Peretz and Gabbay are both of Moroccan extraction, but the similarity ends there: A former Labor leader and defense minister, Peretz is a familiar face in the party with a trade unionist background, while Gabbay — a former CEO of the Bezeq telecommunications giant and non-MK minister for the Kulanu party — is a new recruit to the socialist-minded camp.

The two candidates on Saturday faced off in a Channel 2 TV debate, during which Peretz accused his opponent of arrogance.

“A little modesty wouldn’t hurt you,” he told Gabbay during the debate.

Labor party leadership candidate Amir Peretz (C) with Histadrut labor federation chairman Avi Nissenkorn and Labor MKs at a press conference in Tel Aviv, on July 5, 2017. (Miriam Alster/Flash90)
Labor party leadership candidate Amir Peretz (C) with Histadrut labor federation chairman Avi Nissenkorn and Labor MKs at a press conference in Tel Aviv, on July 5, 2017. (Miriam Alster/Flash90)

“I reached first place and people see in me the person who will succeed in helping the party flourish,” added Peretz. “I promise I will win and on Tuesday the party will have 22 seats [in the opinion surveys].”

“In a Channel 1 survey, Peretz only received 6% in his suitability to be prime minister,” Gabbay retorted. “You can’t say you will bring the party to power when the public is not behind you.”

Opinion polls in the past week have indicated neither Peretz nor Gabbay would be able to lift the Labor party out of third place, behind Netanyahu’s Likud and Yair Lapid’s Yesh Atid. Two surveys have shown both would bring the party similar results should elections be held today (18 seats, according to a Walla poll; Channel 2 says Gabbay would get party 14 seats, Peretz 15.)

Labour party candidate Avi Gabbay casts his vote at a polling station in Jerusalem on July 4. 2017. (Yonatan Sindel/Flash90 )
Labur party candidate Avi Gabbay casts his vote at a polling station in Jerusalem on July 4. 2017. (Yonatan Sindel/Flash90 )

Peretz, a former Histadrut labor union chief, earned the backing of its current chairman, Avi Nissenkorn, on Wednesday, as well as the endorsement of Labor MK Merav Michaeli.

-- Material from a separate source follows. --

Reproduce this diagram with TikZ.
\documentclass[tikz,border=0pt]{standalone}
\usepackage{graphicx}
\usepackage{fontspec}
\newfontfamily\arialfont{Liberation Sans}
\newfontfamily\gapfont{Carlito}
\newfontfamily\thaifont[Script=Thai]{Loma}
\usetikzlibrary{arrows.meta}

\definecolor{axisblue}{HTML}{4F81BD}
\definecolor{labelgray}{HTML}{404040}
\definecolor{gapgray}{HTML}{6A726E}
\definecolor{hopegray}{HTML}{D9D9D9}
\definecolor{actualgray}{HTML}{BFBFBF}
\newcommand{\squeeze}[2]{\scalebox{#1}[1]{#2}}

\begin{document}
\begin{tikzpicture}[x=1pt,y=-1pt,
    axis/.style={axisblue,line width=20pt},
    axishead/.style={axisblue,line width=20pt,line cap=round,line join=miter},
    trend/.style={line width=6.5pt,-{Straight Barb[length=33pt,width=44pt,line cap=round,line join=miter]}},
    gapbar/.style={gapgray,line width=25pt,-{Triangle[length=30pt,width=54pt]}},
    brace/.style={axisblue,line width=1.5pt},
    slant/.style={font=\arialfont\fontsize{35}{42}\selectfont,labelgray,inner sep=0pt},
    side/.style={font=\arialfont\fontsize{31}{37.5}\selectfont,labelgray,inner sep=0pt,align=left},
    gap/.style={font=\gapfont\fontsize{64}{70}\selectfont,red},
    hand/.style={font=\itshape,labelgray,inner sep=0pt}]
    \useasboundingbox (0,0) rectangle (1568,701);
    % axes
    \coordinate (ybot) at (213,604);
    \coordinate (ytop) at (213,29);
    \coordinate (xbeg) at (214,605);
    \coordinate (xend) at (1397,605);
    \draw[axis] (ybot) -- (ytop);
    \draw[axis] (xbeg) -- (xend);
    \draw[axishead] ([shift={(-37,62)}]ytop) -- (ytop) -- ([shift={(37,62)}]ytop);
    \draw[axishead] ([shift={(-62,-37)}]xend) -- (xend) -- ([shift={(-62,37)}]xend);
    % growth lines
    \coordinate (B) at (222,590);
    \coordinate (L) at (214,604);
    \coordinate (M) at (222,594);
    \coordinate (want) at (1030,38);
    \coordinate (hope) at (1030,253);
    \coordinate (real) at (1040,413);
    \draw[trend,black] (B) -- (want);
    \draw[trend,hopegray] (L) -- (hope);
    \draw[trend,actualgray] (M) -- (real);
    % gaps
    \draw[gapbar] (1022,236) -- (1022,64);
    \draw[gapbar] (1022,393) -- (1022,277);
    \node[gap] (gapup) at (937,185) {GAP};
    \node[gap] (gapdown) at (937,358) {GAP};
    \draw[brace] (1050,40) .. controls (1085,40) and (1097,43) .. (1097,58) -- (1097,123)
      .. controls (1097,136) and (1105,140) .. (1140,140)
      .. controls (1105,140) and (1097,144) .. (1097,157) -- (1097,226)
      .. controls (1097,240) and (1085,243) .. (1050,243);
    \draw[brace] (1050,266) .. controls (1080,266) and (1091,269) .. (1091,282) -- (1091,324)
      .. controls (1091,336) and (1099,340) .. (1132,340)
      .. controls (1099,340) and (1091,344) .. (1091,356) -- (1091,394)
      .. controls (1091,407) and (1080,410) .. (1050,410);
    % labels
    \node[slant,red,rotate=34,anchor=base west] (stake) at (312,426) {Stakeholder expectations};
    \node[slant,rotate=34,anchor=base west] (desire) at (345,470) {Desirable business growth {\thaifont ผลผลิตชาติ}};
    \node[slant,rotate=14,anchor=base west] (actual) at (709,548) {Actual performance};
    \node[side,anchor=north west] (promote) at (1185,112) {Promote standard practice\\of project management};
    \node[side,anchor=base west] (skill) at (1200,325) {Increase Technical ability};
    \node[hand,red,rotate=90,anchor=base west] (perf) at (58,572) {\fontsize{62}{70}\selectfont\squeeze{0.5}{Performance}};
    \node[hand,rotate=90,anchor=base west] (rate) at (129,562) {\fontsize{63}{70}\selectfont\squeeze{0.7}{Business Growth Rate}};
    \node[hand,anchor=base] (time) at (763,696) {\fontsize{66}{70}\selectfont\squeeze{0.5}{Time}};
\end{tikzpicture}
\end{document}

Gabbay quit as environment minister in May 2016 after coalition talks brought the Yisrael Beytenu party into the government. In a dramatic tirade, he accused the coalition of leading Israel on a path to destruction.

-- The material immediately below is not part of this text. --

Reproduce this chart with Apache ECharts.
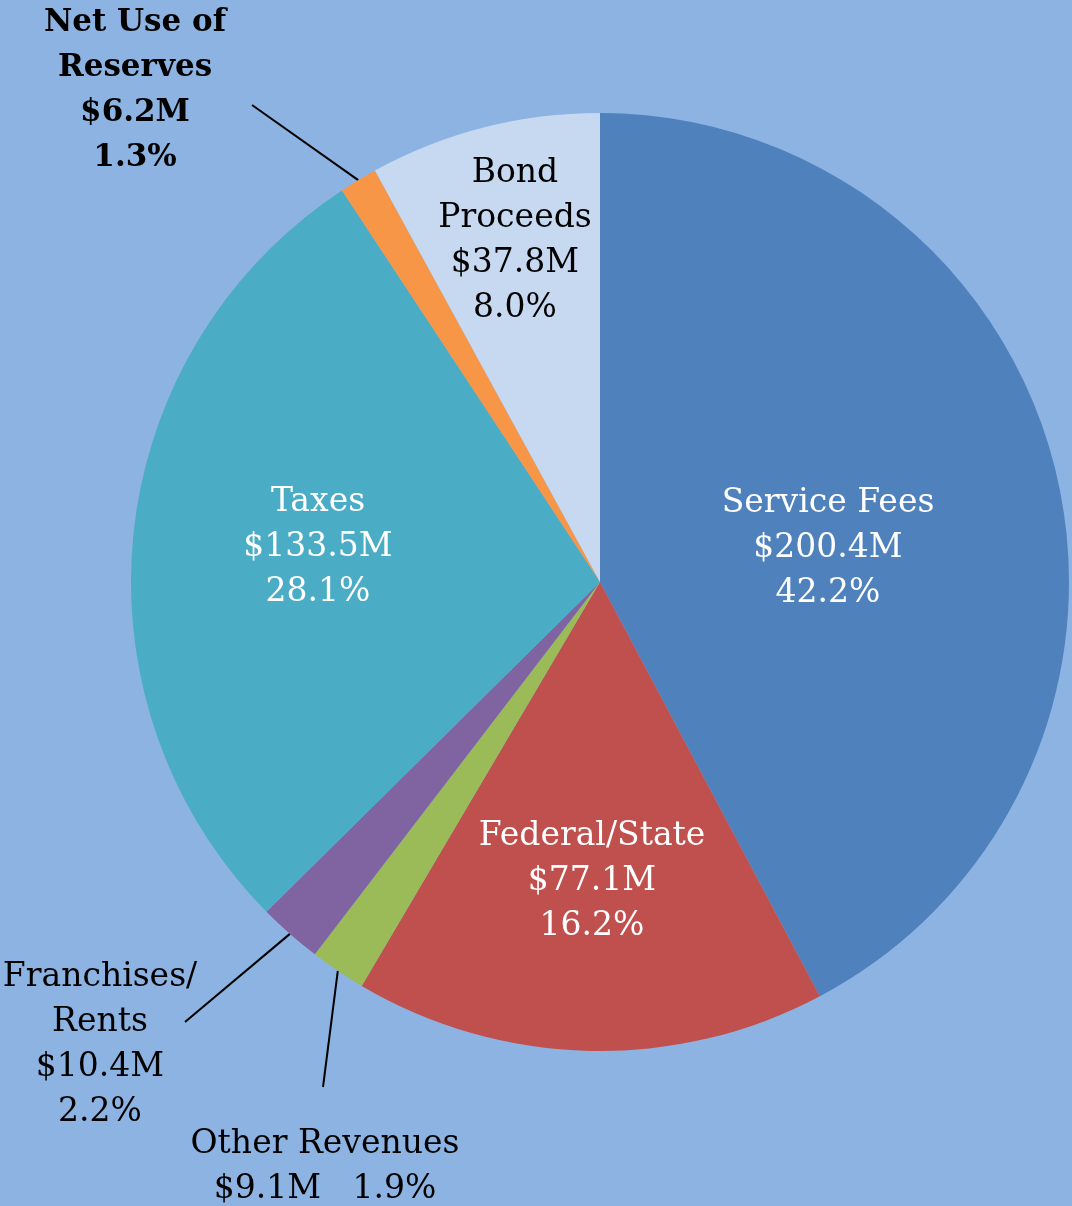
<!DOCTYPE html>
<html>
<head>
<meta charset="utf-8">
<script src="https://cdn.jsdelivr.net/npm/echarts@6/dist/echarts.min.js"></script>
<style>
  html, body { margin: 0; padding: 0; background: #8db3e2; }
  #chart { width: 1072px; height: 1206px; }
</style>
</head>
<body>
<div id="chart"></div>
<script>
// slices clockwise from 12 o'clock
const names = ['Service Fees', 'Federal/State', 'Other Revenues', 'Franchises/\nRents', 'Taxes', 'Net Use of\nReserves', 'Bond\nProceeds']
const amounts = [200.4, 77.1, 9.1, 10.4, 133.5, 6.2, 37.8]
const percents = ['42.2%', '16.2%', '1.9%', '2.2%', '28.1%', '1.3%', '8.0%']
const colors = ['#4f81bd', '#c0504d', '#9bbb59', '#8064a2', '#4bacc6', '#f79646', '#c6d9f1']

// where each label sits, and where its leader line ends (if any)
const labelPos = [
  {x: 828, y: 548},
  {x: 592, y: 881},
  {x: 325, y: 1167, lineEnd: [323, 1087]},
  {x: 100, y: 1045, lineEnd: [185, 1022]},
  {x: 318, y: 547},
  {x: 135, y: 90, lineEnd: [252, 105]},
  {x: 515, y: 241}
]

const textColor = ['#fff', '#fff', '#000', '#000', '#fff', '#000', '#000']

let myChart = echarts.init(document.getElementById('chart'))

let pieData = names.map((n, i) => {
  let outside = !!labelPos[i].lineEnd
  let text = n === 'Other Revenues'
    ? n + '\n$' + amounts[i] + 'M   ' + percents[i]
    : n + '\n$' + amounts[i] + 'M\n' + percents[i]
  return {
    name: n,
    value: amounts[i],
    itemStyle: {color: colors[i]},
    label: {
      position: outside ? 'outside' : 'inside',
      formatter: text,
      color: textColor[i],
      fontWeight: i === 5 ? 'bold' : 'normal',
      fontSize: i === 5 ? 31 : 33,
      lineHeight: 45
    },
    labelLine: {show: outside, length: 10, length2: 10}
  }
})

myChart.setOption({
  backgroundColor: '#8db3e2',
  animation: false,
  series: [
    {
      type: 'pie',
      center: [600, 582],
      radius: [0, 469],
      startAngle: 90,
      clockwise: true,
      data: pieData,
      label: {
        show: true,
        fontFamily: '"DejaVu Serif", serif',
        align: 'center'
      },
      labelLine: {
        lineStyle: {color: '#000', width: 2}
      },
      emphasis: {disabled: true},
      labelLayout: (params) => {
        let p = labelPos[params.dataIndex]
        let res = {x: p.x, y: p.y, align: 'center', verticalAlign: 'middle', hideOverlap: false}
        if (p.lineEnd && params.labelLinePoints) {
          let start = params.labelLinePoints[0]
          res.labelLinePoints = [start, p.lineEnd, p.lineEnd]
        }
        return res
      }
    }
  ]
})
</script>
</body>
</html>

That breakout moment for Gabbay, a relatively unknown minister who was not elected to Knesset, but rather appointed as an external candidate by Kulanu leader Moshe Kahlon, was followed by his crossing the aisle and joining the fight for the Labor leadership.

The primaries come with Labor (even combined with the Hatnua party to form the Zionist Union faction) having plummeted over the past year in opinion polls, receiving a projected 10-12 seats, down from its current 24.

The winner of the leadership bid will likely determine whether the center-left party, plagued by internal divisions, is able to become the main challenger to Netanyahu’s Likud in the next elections and, consequently, whether it could seize the premiership.